# [The exercise]
Skip the pictures and repeat each line of the data exactly.

# [Information shown]
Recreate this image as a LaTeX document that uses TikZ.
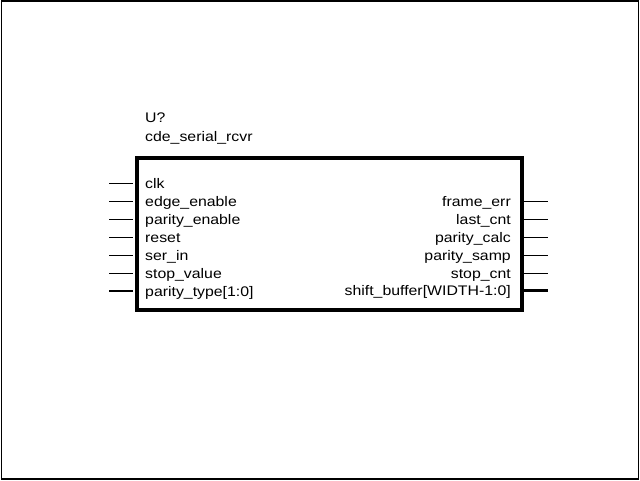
\documentclass[tikz,border=0pt]{standalone}
\usepackage{fontspec}
\setmainfont[FakeStretch=1.14]{Liberation Sans}
\begin{document}
\begin{tikzpicture}[x=1pt,y=-1pt,
  lbl/.style={inner sep=0pt,font=\fontsize{13.9}{16}\selectfont},
  pin/.style={line width=1pt},
  buspin/.style={line width=2.2pt}]
\useasboundingbox (0,0) rectangle (640,480);
\draw[line width=1.5pt] (1.5,0.8) rectangle (638.4,479);
\node[lbl,anchor=base west] (ref) at (145,122.5) {U?};
\node[lbl,anchor=base west] (name) at (145,141) {cde\_serial\_rcvr};
\node[draw,line width=4pt,minimum width=385pt,minimum height=152pt,inner sep=0pt,anchor=north west] (box) at (135,156) {};
% left pins
\foreach \t [count=\i from 0] in {clk,edge\_enable,parity\_enable,reset,ser\_in,stop\_value} {
  \coordinate (la\i) at (109,183.5+17.9*\i);
  \coordinate (lb\i) at (133,183.5+17.9*\i);
  \draw[pin] (la\i) -- (lb\i);
  \node[lbl,anchor=base west] (lt\i) at (145,188.5+17.9*\i) {\t};
}
\coordinate (la6) at (109,291);
\coordinate (lb6) at (133,291);
\draw[buspin] (la6) -- (lb6);
\node[lbl,anchor=base west] (lt6) at (145,296) {parity\_type[1:0]};
% right pins
\foreach \t [count=\i from 1] in {frame\_err,last\_cnt,parity\_calc,parity\_samp,stop\_cnt} {
  \coordinate (ra\i) at (522,183.5+17.9*\i);
  \coordinate (rb\i) at (548,183.5+17.9*\i);
  \draw[pin] (ra\i) -- (rb\i);
  \node[lbl,anchor=base east] (rt\i) at (511,188.5+17.9*\i) {\t};
}
\coordinate (ra6) at (522,290.5);
\coordinate (rb6) at (548,290.5);
\draw[buspin] (ra6) -- (rb6);
\node[lbl,anchor=base east] (rt6) at (511,295.5) {shift\_buffer[WIDTH-1:0]};
\end{tikzpicture}
\end{document}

# [Worked solution]
Recreate this image as a LaTeX document that uses TikZ.
\documentclass[tikz,border=0pt]{standalone}
\usepackage{fontspec}
\setmainfont[FakeStretch=1.14]{Liberation Sans}
\begin{document}
\begin{tikzpicture}[x=1pt,y=-1pt,
  lbl/.style={inner sep=0pt,font=\fontsize{13.9}{16}\selectfont},
  pin/.style={line width=1pt},
  buspin/.style={line width=2.2pt}]
\useasboundingbox (0,0) rectangle (640,480);
\draw[line width=1.5pt] (1.5,0.8) rectangle (638.4,479);
\node[lbl,anchor=base west] (ref) at (145,122.5) {U?};
\node[lbl,anchor=base west] (name) at (145,141) {cde\_serial\_rcvr};
\node[draw,line width=4pt,minimum width=385pt,minimum height=152pt,inner sep=0pt,anchor=north west] (box) at (135,156) {};
% left pins
\foreach \t [count=\i from 0] in {clk,edge\_enable,parity\_enable,reset,ser\_in,stop\_value} {
  \coordinate (la\i) at (109,183.5+17.9*\i);
  \coordinate (lb\i) at (133,183.5+17.9*\i);
  \draw[pin] (la\i) -- (lb\i);
  \node[lbl,anchor=base west] (lt\i) at (145,188.5+17.9*\i) {\t};
}
\coordinate (la6) at (109,291);
\coordinate (lb6) at (133,291);
\draw[buspin] (la6) -- (lb6);
\node[lbl,anchor=base west] (lt6) at (145,296) {parity\_type[1:0]};
% right pins
\foreach \t [count=\i from 1] in {frame\_err,last\_cnt,parity\_calc,parity\_samp,stop\_cnt} {
  \coordinate (ra\i) at (522,183.5+17.9*\i);
  \coordinate (rb\i) at (548,183.5+17.9*\i);
  \draw[pin] (ra\i) -- (rb\i);
  \node[lbl,anchor=base east] (rt\i) at (511,188.5+17.9*\i) {\t};
}
\coordinate (ra6) at (522,290.5);
\coordinate (rb6) at (548,290.5);
\draw[buspin] (ra6) -- (rb6);
\node[lbl,anchor=base east] (rt6) at (511,295.5) {shift\_buffer[WIDTH-1:0]};
\end{tikzpicture}
\end{document}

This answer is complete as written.